A Pentagon report last month stated that of 120 districts deemed crucial to US success in Afghanistan, fewer than six are under full government control.

Obama and Karzai spoke of reducing the number of Afghan civilians killed by US and Nato forces. The New York Times reported that “90 Afghan civilians were killed by American and Nato troops during the first four months of the year – almost 2½ times the number during the same period last year”.

Obama’s assertion that Karzai has made progress in fighting corruption was knocked down by a report from the US special inspector general for Afghanistan which says Karzai’s office has not allowed the control and authority office, set up at US insistence, to publish its audits or send them to parliament. The truth, says Dorronsoro, a political scientist who has visited Afghanistan many times since 1988, is that “the coalition is losing the war – and rapidly”.
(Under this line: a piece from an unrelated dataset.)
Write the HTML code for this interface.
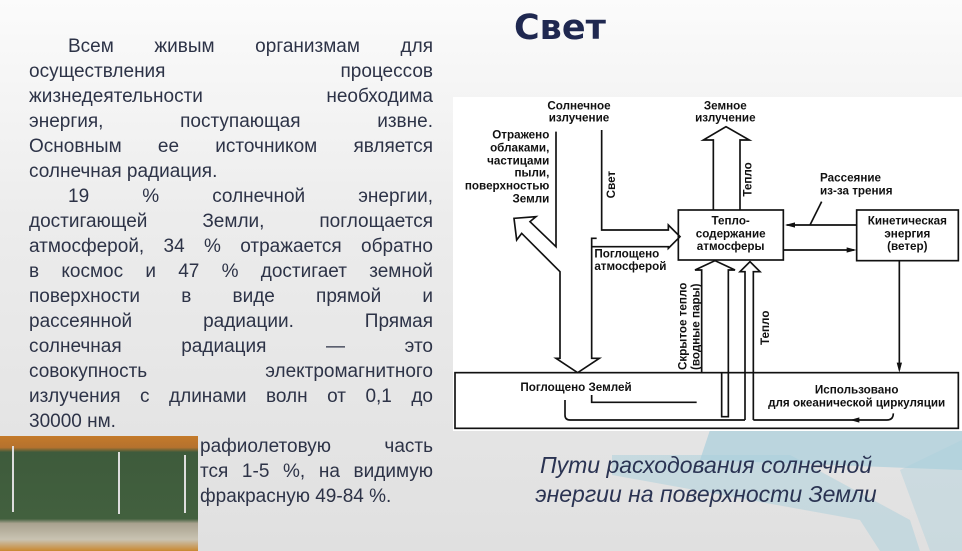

“The situation has deteriorated so badly that to avoid losing, we’re forced to send more troops. That’s called Vietnam,” he says.

By the end of this year, Obama will have tripled the number of US troops in Afghanistan to more than 100,000. The Afghan war is now costing more than the war in Iraq – $6.7 billion (€5.4 billion) in February alone – and the cumulative cost of both wars is more than $1 trillion.